Hard economic times may place financial pressure on businesses as revenues and liquidity dry up but contractual commitments including, for example, obligations to pay rent and payroll continue to burn working capital. In these circumstances, even businesses with sound business models may face the risk of corporate bankruptcy.
Though businesses may seek to sell assets to raise capital or to terminate contracts which provide an option for them to do so, in many cases, businesses simply wish to postpone or otherwise manage down those commitments until business conditions improve. While Hong Kong corporate bankruptcy laws do not offer businesses an insolvency regime that is designed to allow businesses to temporarily suspend such contractual commitments, it does offer a framework for businesses established in the form of a Hong Kong incorporated company to implement a restructuring of such commitments.
The Companies Ordinance (“CO”) enables a company incorporated in Hong Kong to enter into a scheme of arrangement with its creditors to restructure its debts and other liabilities. A scheme of arrangement may be deployed, for example, to write-down the value of liabilities owed by a company to its trade creditors so that trade creditors will only receive, say, 60 cents on each dollar owed or to defer payment obligations by, say, half a year.
Once approved by a court, a scheme of arrangement binds all creditors to which the scheme applies, even if those creditors object to the scheme. This does not, however, mean that Hong Kong bankruptcy laws enable a company to unilaterally and arbitrarily impose the terms of a restructuring upon its creditors.

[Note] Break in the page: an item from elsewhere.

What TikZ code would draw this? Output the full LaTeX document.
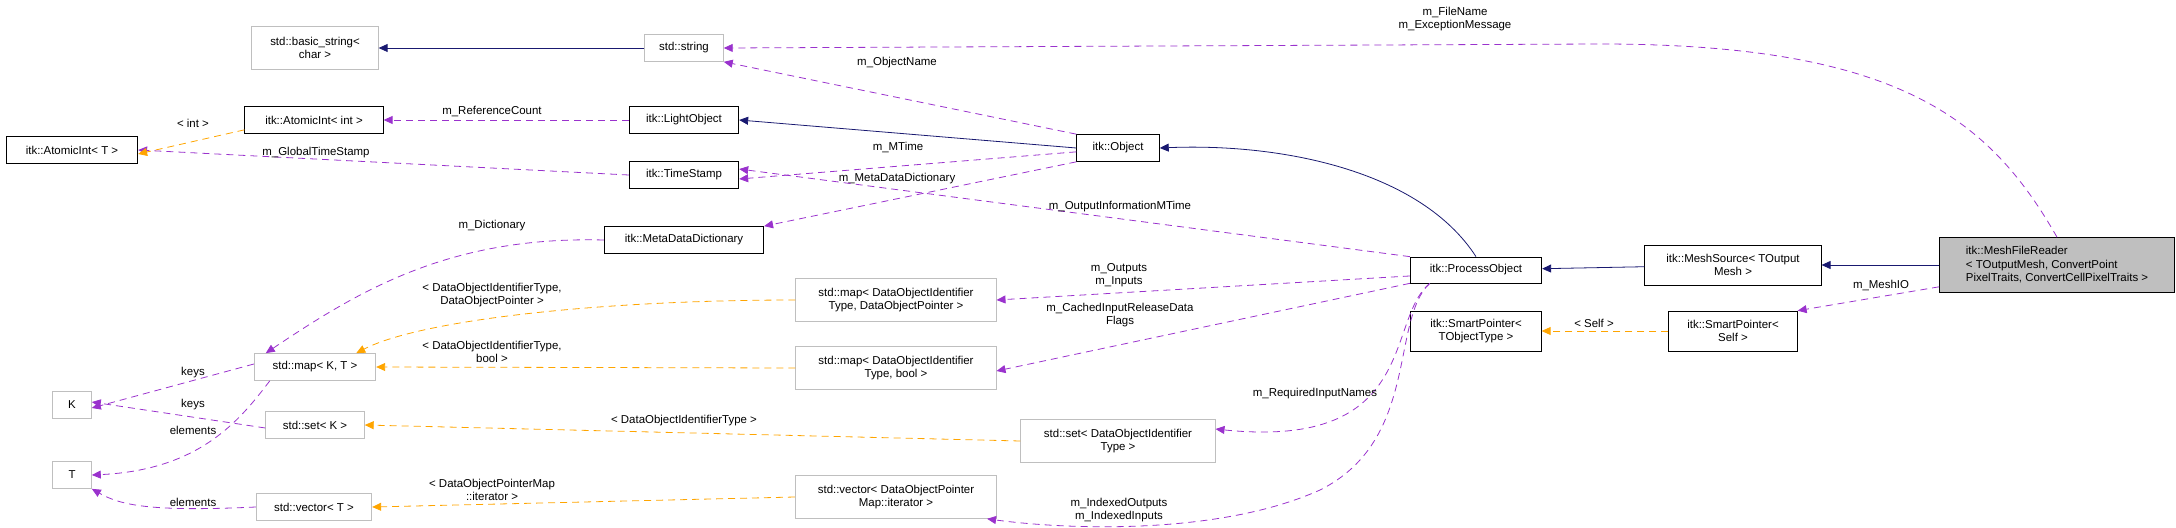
\documentclass[tikz,border=0pt]{standalone}
\usepackage{fontspec}
\setmainfont{Liberation Sans}
\usetikzlibrary{arrows.meta}
\definecolor{edgepurple}{HTML}{9A32CD}
\definecolor{edgeorange}{HTML}{FFA500}
\definecolor{edgenavy}{HTML}{191970}
\tikzset{
  cls/.style={draw=black,thick,fill=white,align=center,inner sep=0pt},
  ext/.style={draw=black!25,thick,fill=white,align=center,inner sep=0pt},
  member/.style={edgepurple,dash pattern=on 7bp off 5bp,thick,-{Triangle[length=9,width=8]}},
  tmpl/.style={edgeorange,dash pattern=on 7bp off 5bp,thick,-{Triangle[length=9,width=8]}},
  inherit/.style={edgenavy,thick,-{Triangle[length=9,width=8]}},
  lbl/.style={align=center,inner sep=0pt}
}
\begin{document}
\begin{tikzpicture}[x=1bp,y=-1bp,font=\fontsize{11.5}{13.5}\selectfont]
\useasboundingbox (0,0) rectangle (2176,528);
% left column
\node[ext,minimum width=127,minimum height=43] (bstr) at (315,48) {std::basic\_string\textless\\char \textgreater};
\node[cls,minimum width=139,minimum height=27] (aint) at (314,120) {itk::AtomicInt\textless{} int \textgreater};
\node[cls,minimum width=132,minimum height=27] (atomT) at (72,150) {itk::AtomicInt\textless{} T \textgreater};
\node[ext,minimum width=122,minimum height=27] (mapKT) at (315,367) {std::map\textless{} K, T \textgreater};
\node[ext,minimum width=39,minimum height=27] (K) at (72,405) {K};
\node[ext,minimum width=99,minimum height=27] (setK) at (315,425) {std::set\textless{} K \textgreater};
\node[ext,minimum width=39,minimum height=27] (T) at (72,475) {T};
\node[ext,minimum width=116,minimum height=27] (vecT) at (314,507) {std::vector\textless{} T \textgreater};
% middle column
\node[ext,minimum width=79,minimum height=27] (str) at (684,48) {std::string};
\node[cls,minimum width=110,minimum height=27] (light) at (684,120) {itk::LightObject};
\node[cls,minimum width=110,minimum height=27] (tstamp) at (684,175) {itk::TimeStamp};
\node[cls,minimum width=160,minimum height=27] (mdd) at (684,240) {itk::MetaDataDictionary};
\node[cls,minimum width=83,minimum height=27] (obj) at (1118,148) {itk::Object};
\node[ext,minimum width=201,minimum height=43] (mapDOP) at (896,300) {std::map\textless{} DataObjectIdentifier\\Type, DataObjectPointer \textgreater};
\node[ext,minimum width=201,minimum height=43] (mapBool) at (896,368) {std::map\textless{} DataObjectIdentifier\\Type, bool \textgreater};
\node[ext,minimum width=195,minimum height=43] (setDOI) at (1118,441) {std::set\textless{} DataObjectIdentifier\\Type \textgreater};
\node[ext,minimum width=202,minimum height=43] (vecDOPM) at (896,497) {std::vector\textless{} DataObjectPointer\\Map::iterator \textgreater};
% right part
\node[cls,minimum width=132,minimum height=26] (proc) at (1476,270) {itk::ProcessObject};
\node[cls,minimum width=177,minimum height=40] (msrc) at (1733,265) {itk::MeshSource\textless{} TOutput\\Mesh \textgreater};
\node[cls,fill=black!25,minimum width=236,minimum height=55,align=left] (reader) at (2057,265) {itk::MeshFileReader\\\textless{} TOutputMesh, ConvertPoint\\PixelTraits, ConvertCellPixelTraits \textgreater};
\node[cls,minimum width=131,minimum height=40] (spObj) at (1476,331) {itk::SmartPointer\textless\\TObjectType \textgreater};
\node[cls,minimum width=129,minimum height=40] (spSelf) at (1733,331) {itk::SmartPointer\textless\\Self \textgreater};
% inheritance
\draw[inherit] (str) -- (bstr);
\draw[inherit] (obj.west) -- (light.east);
\draw[inherit] (proc.north) .. controls (1420,170) and (1280,143) .. (obj.east);
\draw[inherit] (msrc) -- (proc);
\draw[inherit] (reader) -- (msrc);
% members
\draw[member] (reader.north) .. controls (1990,120) and (1900,44) .. (1600,44) -- (str.east);
\node[lbl] at (1455,19) {m\_FileName\\m\_ExceptionMessage};
\draw[member] (obj.north west) -- (str.south east);
\node[lbl] at (897,63) {m\_ObjectName};
\draw[member] (light) -- (aint);
\node[lbl] at (492,111) {m\_ReferenceCount};
\draw[member] (tstamp.west) -- (atomT.east);
\node[lbl] at (316,153) {m\_GlobalTimeStamp};
\draw[member] (obj.south west) ++(0,-10) -- ([yshift=-4]tstamp.east);
\node[lbl] at (898,147) {m\_MTime};
\draw[member] (obj.south west) -- (mdd.north east);
\node[lbl] at (897,179) {m\_MetaDataDictionary};
\draw[member] (proc.north west) -- ([yshift=6]tstamp.east);
\node[lbl] at (1120,207) {m\_OutputInformationMTime};
\draw[member] (mdd.west) .. controls (450,236) and (360,290) .. ([xshift=12]mapKT.north west);
\node[lbl] at (492,226) {m\_Dictionary};
\draw[member] ([yshift=-6]proc.west) -- (mapDOP.east);
\node[lbl] at (1119,275) {m\_Outputs\\m\_Inputs};
\draw[member] (proc.south west) -- ([yshift=-3]mapBool.east);
\node[lbl] at (1120,315) {m\_CachedInputReleaseData\\Flags};
\draw[member] ([xshift=20]proc.south west) .. controls (1385,320) and (1420,450) .. ([yshift=12]setDOI.east);
\node[lbl] at (1315,394) {m\_RequiredInputNames};
\draw[member] ([xshift=20]proc.south west) .. controls (1390,320) and (1420,440) .. (1320,490) .. controls (1220,535) and (1070,530) .. ([xshift=-10]vecDOPM.south east);
\node[lbl] at (1119,510) {m\_IndexedOutputs\\m\_IndexedInputs};
\draw[member] ([yshift=3]mapKT.west) -- ([yshift=-3]K.east);
\node[lbl] at (193,373) {keys};
\draw[member] ([yshift=-3]setK.west) -- ([yshift=3]K.east);
\node[lbl] at (193,405) {keys};
\draw[member] ([xshift=16]mapKT.south west) .. controls (240,420) and (200,470) .. (T.east);
\node[lbl] at (193,430) {elements};
\draw[member] (vecT.west) .. controls (150,512) and (120,505) .. (T.south east);
\node[lbl] at (193,502) {elements};
\draw[member] ([yshift=6]reader.south west) -- (spSelf.north east);
\node[lbl] at (1881,285) {m\_MeshIO};
% template instances
\draw[tmpl] ([yshift=4]aint.south west) -- ([yshift=-4]atomT.east);
\node[lbl] at (193,123) {\textless{} int \textgreater};
\draw[tmpl] (mapDOP.west) .. controls (600,300) and (420,320) .. ([xshift=-20]mapKT.north east);
\node[lbl] at (492,295) {\textless{} DataObjectIdentifierType,\\DataObjectPointer \textgreater};
\draw[tmpl] (mapBool.west) -- (mapKT.east);
\node[lbl] at (492,352) {\textless{} DataObjectIdentifierType,\\bool \textgreater};
\draw[tmpl] (setDOI.west) -- (setK.east);
\node[lbl] at (684,421) {\textless{} DataObjectIdentifierType \textgreater};
\draw[tmpl] (vecDOPM.west) -- (vecT.east);
\node[lbl] at (492,490) {\textless{} DataObjectPointerMap\\::iterator \textgreater};
\draw[tmpl] (spSelf) -- (spObj);
\node[lbl] at (1594,323) {\textless{} Self \textgreater};
\end{tikzpicture}
\end{document}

Under Hong Kong corporate bankruptcy laws, a scheme of arrangement can only bind creditors affected by the scheme where a majority of those creditors agree to the scheme. For this purpose, a majority in number of those creditors representing 75 per cent. in value of the liabilities owed to those creditors must agree to the scheme. Then and only then, do Hong Kong corporate bankruptcy laws bind the other creditors, whether dissenting or otherwise, to the scheme.
As a result, at the heart of every scheme of arrangement lies a consensus, by a majority of the creditors to be bound to the scheme, that the restructuring benefits them. The scheme then operates to eliminate minority dissent.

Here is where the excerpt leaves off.